Brighton is a British hotspot weather wise. It's been the place to go and be beside the seaside since way before the 18th century, when it was decided that sea waters were good for the health.
The town's Georgian squares and crescents remain to this day, as well as the lasting legacy of the Oriental-inspired, John Nash-designed Royal Pavilion.
Down at the long shingle beach you'll find the iconic Brighton Pier. Here, you can compare hanging over the sea on The Turbo Coaster with a gentler experience of the Volks Electric Railway, which has been running along the beachfront since 1883.
Shoppers can browse for bargains in Snoopers Paradise on the Laines, where charming narrow streets are full of independent shops, cafés and pubs.
The Cathedral city of Chichester is on the River Lavant, just off the south coast and at the bottom of the South Downs.
It's home to the Grade II listed Chichester Festival Theatre, where many top plays and shows open before transferring to London's West End.
Chichester also has impeccable sporting connections with Glorious Goodwood, a highlight of the society horse racing calendar.

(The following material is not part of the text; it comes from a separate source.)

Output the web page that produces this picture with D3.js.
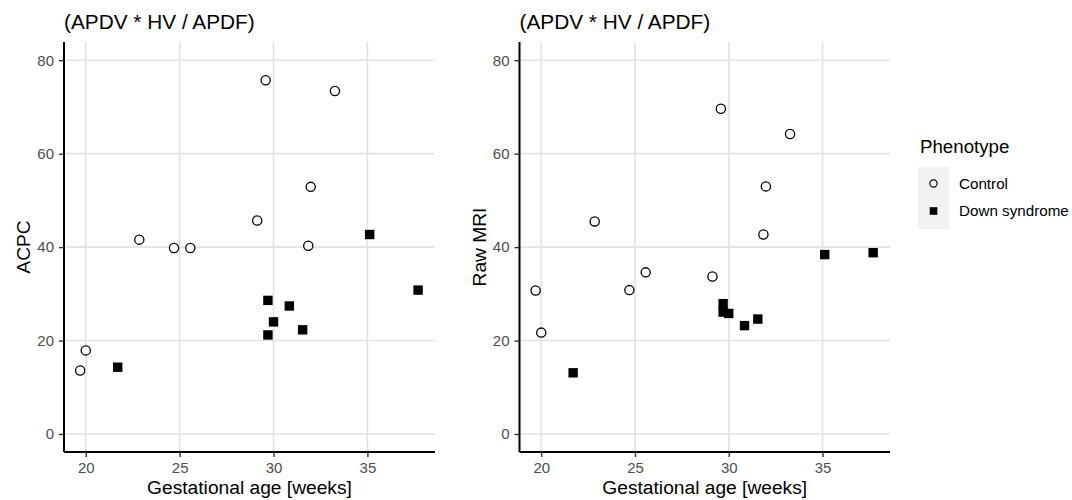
<!DOCTYPE html>
<html>
<head>
<meta charset="utf-8">
<script src="https://cdn.jsdelivr.net/npm/d3@7"></script>
<style>
  body { margin: 0; background: #fff; }
  text { font-family: "Liberation Sans", Arial, sans-serif; }
</style>
</head>
<body>
<div id="chart"></div>
<script>
// Chart size
const width = 1072;
const height = 500;

// Data: gestational age (weeks) per group, and values per panel
const controlAge = [19.7, 20.0, 22.85, 24.7, 25.57, 29.13, 29.58, 31.85, 31.98, 33.27];
const controlACPC = [13.6, 17.9, 41.6, 39.8, 39.8, 45.7, 75.7, 40.3, 52.9, 73.4];
const controlMRI = [30.7, 21.7, 45.5, 30.8, 34.6, 33.7, 69.6, 42.7, 53.0, 64.2];

const downAge = [21.7, 29.7, 29.7, 30.0, 30.84, 31.55, 35.12, 37.7];
const downACPC = [14.3, 28.6, 21.2, 24.0, 27.4, 22.3, 42.7, 30.8];
const downMRI = [13.1, 27.9, 26.1, 25.8, 23.2, 24.6, 38.4, 38.8];

const xTicks = [20, 25, 30, 35];
const yTicks = [0, 20, 40, 60, 80];
const groups = ["Control", "Down syndrome"];

const svg = d3.select("#chart")
    .append("svg")
    .attr("width", width)
    .attr("height", height);

function drawPanel(left, right, yLabel, ctrlVals, downVals) {
    const top = 42, bottom = 452;
    const x = d3.scaleLinear().domain([18.84, 38.6]).range([left, right]);
    const y = d3.scaleLinear().domain([-3.85, 83.9]).range([bottom, top]);
    const g = svg.append("g");

    // grid lines
    g.selectAll(".gx").data(xTicks).enter().append("line")
        .attr("x1", d => x(d)).attr("x2", d => x(d))
        .attr("y1", top).attr("y2", bottom)
        .attr("stroke", "#e2e2e2").attr("stroke-width", 1.6);
    g.selectAll(".gy").data(yTicks).enter().append("line")
        .attr("x1", left).attr("x2", right)
        .attr("y1", d => y(d)).attr("y2", d => y(d))
        .attr("stroke", "#e2e2e2").attr("stroke-width", 1.6);

    // axes
    const xAxis = g.append("g")
        .attr("transform", `translate(0,${bottom})`)
        .call(d3.axisBottom(x).tickValues(xTicks).tickSize(5).tickPadding(5));
    const yAxis = g.append("g")
        .attr("transform", `translate(${left},0)`)
        .call(d3.axisLeft(y).tickValues(yTicks).tickSize(5).tickPadding(5));
    [xAxis, yAxis].forEach(a => {
        a.select(".domain").attr("stroke", "#000").attr("stroke-width", 2);
        a.selectAll(".tick line").attr("stroke", "#333").attr("stroke-width", 1.4);
        a.selectAll(".tick text")
            .attr("fill", "#4d4d4d")
            .style("font-size", "15px")
            .style("font-family", "'Liberation Sans', Arial, sans-serif");
    });
    xAxis.select(".domain").attr("d", `M${left},0H${right}`);
    yAxis.select(".domain").attr("d", `M0,${top}V${bottom}`);

    // titles
    g.append("text")
        .attr("x", left).attr("y", 29)
        .style("font-size", "20.8px")
        .text("(APDV * HV / APDF)");
    g.append("text")
        .attr("x", (left + right) / 2).attr("y", 494)
        .attr("text-anchor", "middle")
        .style("font-size", "19.2px")
        .text("Gestational age [weeks]");
    g.append("text")
        .attr("transform", `translate(${left - 34},${(top + bottom) / 2}) rotate(-90)`)
        .attr("text-anchor", "middle")
        .style("font-size", "19.2px")
        .text(yLabel);

    // points
    g.selectAll(".ctrl").data(controlAge).enter().append("circle")
        .attr("cx", d => x(d))
        .attr("cy", (d, i) => y(ctrlVals[i]))
        .attr("r", 4.6)
        .attr("fill", "#fff").attr("stroke", "#000").attr("stroke-width", 1.3);
    g.selectAll(".down").data(downAge).enter().append("rect")
        .attr("x", d => x(d) - 4.7)
        .attr("y", (d, i) => y(downVals[i]) - 4.7)
        .attr("width", 9.4).attr("height", 9.4)
        .attr("fill", "#000");
}

drawPanel(64, 435, "ACPC", controlACPC, downACPC);
drawPanel(519.5, 890, "Raw MRI", controlMRI, downMRI);

// legend
const legend = svg.append("g");
legend.append("text")
    .attr("x", 920).attr("y", 153)
    .style("font-size", "18.7px")
    .text("Phenotype");
legend.append("rect")
    .attr("x", 918).attr("y", 167).attr("width", 31).attr("height", 62)
    .attr("fill", "#f2f2f2");
const keyY = d3.scalePoint().domain(groups).range([183.5, 211]);
legend.append("circle")
    .attr("cx", 933.5).attr("cy", keyY("Control")).attr("r", 3.6)
    .attr("fill", "#fff").attr("stroke", "#000").attr("stroke-width", 1.2);
legend.append("rect")
    .attr("x", 933.5 - 3.8).attr("y", keyY("Down syndrome") - 3.8)
    .attr("width", 7.6).attr("height", 7.6).attr("fill", "#000");
legend.selectAll(".lt").data(groups).enter().append("text")
    .attr("x", 959).attr("y", d => keyY(d))
    .attr("dy", "0.35em")
    .style("font-size", "15.2px")
    .text(d => d);
</script>
</body>
</html>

If you're a petrolhead, visit Goodwood Motorsport which has top-class racing and the famous Festival of Speed. You can even try out your own skills with one of their track and off-road driving experiences.
Back in the city, you'll find some 20th century art by Marc Chagall and Graham Sutherland at the 900 year old Chichester Cathedral alongside the detailed medieval masonry of the 12th century Lazarus Reliefs.
The Roman influence can be seen at Fishbourne Roman Palace, which has a huge collection of mosaics and one of the earliest "formal" gardens in Britain.
Or sunbathing and swimming, visit the award-winning West Witterings Beach which is at the entrance to the harbour.
The evocative green landscape of the South Downs has long inspired novelists and poets.
Now a national park stretching across 1,600km2, artists such as William Blake, T.S Elliot and Virginia Woolf all drew inspiration from the rolling hills, chalk cliffs, ancient woodland and river valleys.
Against this quintessentially English backdrop are some of the oldest trees in Britain, including the Yews in Kingly Vale.
On the wildlife front, you can see native amphibians and reptiles in their natural habitat at the Arundel Wetland Centre by taking a guided boat safari through the reeds.
Or if you want a taste of English folklore, time your visit with the eerie Lewes Bonfire Celebrations, including the Martyrs Crosses procession, which takes place in early November.